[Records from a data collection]
::::

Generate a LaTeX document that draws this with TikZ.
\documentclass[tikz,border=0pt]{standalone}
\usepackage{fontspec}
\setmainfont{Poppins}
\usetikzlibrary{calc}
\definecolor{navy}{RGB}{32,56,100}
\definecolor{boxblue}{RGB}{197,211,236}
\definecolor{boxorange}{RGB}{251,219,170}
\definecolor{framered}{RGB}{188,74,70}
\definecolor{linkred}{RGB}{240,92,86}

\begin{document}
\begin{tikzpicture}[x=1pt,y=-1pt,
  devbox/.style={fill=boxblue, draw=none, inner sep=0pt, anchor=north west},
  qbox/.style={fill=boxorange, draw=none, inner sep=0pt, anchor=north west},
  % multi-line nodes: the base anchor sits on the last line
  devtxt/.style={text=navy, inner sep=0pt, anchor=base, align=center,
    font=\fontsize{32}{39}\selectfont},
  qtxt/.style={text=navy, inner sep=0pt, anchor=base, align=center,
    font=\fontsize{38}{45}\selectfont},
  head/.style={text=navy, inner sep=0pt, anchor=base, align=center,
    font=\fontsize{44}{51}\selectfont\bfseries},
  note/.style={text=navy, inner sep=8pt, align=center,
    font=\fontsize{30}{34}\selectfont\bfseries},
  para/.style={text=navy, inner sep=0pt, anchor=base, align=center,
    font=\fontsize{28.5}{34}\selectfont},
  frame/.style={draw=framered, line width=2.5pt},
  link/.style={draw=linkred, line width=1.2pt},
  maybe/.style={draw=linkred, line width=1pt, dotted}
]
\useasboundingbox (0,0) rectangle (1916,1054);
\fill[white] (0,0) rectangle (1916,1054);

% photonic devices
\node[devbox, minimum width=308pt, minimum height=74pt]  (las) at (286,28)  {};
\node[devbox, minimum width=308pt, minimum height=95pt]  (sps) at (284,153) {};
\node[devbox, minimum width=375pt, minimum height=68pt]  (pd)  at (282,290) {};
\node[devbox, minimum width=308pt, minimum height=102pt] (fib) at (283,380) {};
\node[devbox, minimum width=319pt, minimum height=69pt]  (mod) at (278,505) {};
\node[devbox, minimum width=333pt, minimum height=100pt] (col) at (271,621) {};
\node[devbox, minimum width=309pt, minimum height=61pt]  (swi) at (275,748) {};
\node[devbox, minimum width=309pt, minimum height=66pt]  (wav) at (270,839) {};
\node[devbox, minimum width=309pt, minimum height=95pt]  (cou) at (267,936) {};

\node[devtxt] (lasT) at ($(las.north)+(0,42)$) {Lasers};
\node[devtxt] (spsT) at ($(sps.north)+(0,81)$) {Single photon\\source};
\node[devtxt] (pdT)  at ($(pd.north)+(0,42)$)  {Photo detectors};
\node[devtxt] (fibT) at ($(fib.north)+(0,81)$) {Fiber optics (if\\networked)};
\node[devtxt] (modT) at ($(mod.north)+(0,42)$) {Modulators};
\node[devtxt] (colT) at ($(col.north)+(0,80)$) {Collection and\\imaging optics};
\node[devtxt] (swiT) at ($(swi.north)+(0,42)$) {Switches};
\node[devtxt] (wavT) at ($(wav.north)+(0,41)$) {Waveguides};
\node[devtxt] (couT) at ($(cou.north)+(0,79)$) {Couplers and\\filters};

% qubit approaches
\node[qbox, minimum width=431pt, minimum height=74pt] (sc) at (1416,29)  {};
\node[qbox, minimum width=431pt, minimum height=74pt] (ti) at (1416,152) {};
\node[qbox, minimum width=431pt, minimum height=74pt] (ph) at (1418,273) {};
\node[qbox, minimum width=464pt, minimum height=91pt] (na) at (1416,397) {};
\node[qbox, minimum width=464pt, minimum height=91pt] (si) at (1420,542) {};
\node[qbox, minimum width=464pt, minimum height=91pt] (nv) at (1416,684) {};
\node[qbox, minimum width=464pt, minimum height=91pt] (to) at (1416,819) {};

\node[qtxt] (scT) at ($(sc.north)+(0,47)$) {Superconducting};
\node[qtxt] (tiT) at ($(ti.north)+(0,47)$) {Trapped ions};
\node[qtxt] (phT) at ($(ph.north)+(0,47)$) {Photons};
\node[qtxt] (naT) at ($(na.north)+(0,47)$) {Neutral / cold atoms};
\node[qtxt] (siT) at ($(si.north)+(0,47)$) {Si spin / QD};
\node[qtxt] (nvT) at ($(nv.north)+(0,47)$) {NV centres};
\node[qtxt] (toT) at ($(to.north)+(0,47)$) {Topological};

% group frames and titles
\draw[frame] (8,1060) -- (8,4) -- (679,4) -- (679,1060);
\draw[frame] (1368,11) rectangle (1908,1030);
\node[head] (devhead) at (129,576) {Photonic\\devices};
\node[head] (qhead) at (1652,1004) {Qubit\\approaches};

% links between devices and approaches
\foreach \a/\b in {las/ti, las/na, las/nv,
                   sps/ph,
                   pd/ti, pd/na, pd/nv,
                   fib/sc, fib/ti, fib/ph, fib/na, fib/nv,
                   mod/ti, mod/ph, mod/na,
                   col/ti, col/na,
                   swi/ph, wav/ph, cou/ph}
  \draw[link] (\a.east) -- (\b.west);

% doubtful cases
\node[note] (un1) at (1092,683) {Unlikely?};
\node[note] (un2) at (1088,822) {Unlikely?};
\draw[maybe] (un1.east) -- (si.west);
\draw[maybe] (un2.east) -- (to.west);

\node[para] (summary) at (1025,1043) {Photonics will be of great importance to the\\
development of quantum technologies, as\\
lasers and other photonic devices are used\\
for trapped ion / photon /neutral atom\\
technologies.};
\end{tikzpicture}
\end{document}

::::

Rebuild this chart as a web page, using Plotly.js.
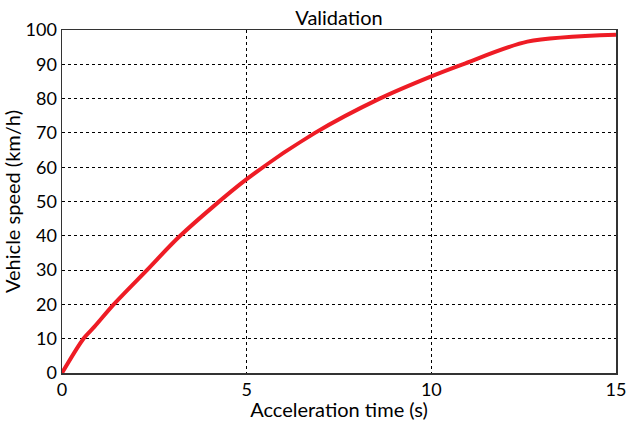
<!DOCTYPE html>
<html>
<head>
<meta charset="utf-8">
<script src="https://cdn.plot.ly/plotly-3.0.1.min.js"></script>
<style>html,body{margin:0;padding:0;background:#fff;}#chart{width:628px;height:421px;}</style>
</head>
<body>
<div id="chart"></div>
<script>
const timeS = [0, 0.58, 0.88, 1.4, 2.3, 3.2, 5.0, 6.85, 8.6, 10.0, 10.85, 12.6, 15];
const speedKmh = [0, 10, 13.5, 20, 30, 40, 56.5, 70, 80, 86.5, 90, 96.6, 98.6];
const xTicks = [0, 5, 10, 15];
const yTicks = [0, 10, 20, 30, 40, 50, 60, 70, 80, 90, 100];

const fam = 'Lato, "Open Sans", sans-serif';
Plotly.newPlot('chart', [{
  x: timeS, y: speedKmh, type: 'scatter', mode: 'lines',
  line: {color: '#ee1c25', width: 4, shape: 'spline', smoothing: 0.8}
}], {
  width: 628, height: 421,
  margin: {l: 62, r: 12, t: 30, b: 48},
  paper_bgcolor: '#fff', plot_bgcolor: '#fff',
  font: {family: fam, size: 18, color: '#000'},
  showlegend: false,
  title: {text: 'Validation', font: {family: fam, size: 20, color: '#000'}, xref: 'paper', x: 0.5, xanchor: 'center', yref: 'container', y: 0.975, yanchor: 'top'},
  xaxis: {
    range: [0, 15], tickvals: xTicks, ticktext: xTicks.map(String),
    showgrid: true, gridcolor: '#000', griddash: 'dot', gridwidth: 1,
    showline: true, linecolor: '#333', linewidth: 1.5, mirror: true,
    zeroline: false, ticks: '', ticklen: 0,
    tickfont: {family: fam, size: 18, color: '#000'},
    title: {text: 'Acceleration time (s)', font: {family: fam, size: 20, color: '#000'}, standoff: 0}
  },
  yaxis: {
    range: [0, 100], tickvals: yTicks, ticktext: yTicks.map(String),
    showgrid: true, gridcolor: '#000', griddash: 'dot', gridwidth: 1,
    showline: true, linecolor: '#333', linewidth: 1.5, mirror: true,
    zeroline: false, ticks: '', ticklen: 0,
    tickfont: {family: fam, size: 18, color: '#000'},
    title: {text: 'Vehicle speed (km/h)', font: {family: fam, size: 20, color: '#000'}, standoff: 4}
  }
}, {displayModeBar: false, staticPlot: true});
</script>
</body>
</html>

::::

● **Objective**
Copy out only the lines from the one containing "Rebuild this chart" through the one containing "80, 90, 100];", exactly, with both ends. Any picture is left out.

● **Final answer**
Rebuild this chart as a web page, using Plotly.js.
<!DOCTYPE html>
<html>
<head>
<meta charset="utf-8">
<script src="https://cdn.plot.ly/plotly-3.0.1.min.js"></script>
<style>html,body{margin:0;padding:0;background:#fff;}#chart{width:628px;height:421px;}</style>
</head>
<body>
<div id="chart"></div>
<script>
const timeS = [0, 0.58, 0.88, 1.4, 2.3, 3.2, 5.0, 6.85, 8.6, 10.0, 10.85, 12.6, 15];
const speedKmh = [0, 10, 13.5, 20, 30, 40, 56.5, 70, 80, 86.5, 90, 96.6, 98.6];
const xTicks = [0, 5, 10, 15];
const yTicks = [0, 10, 20, 30, 40, 50, 60, 70, 80, 90, 100];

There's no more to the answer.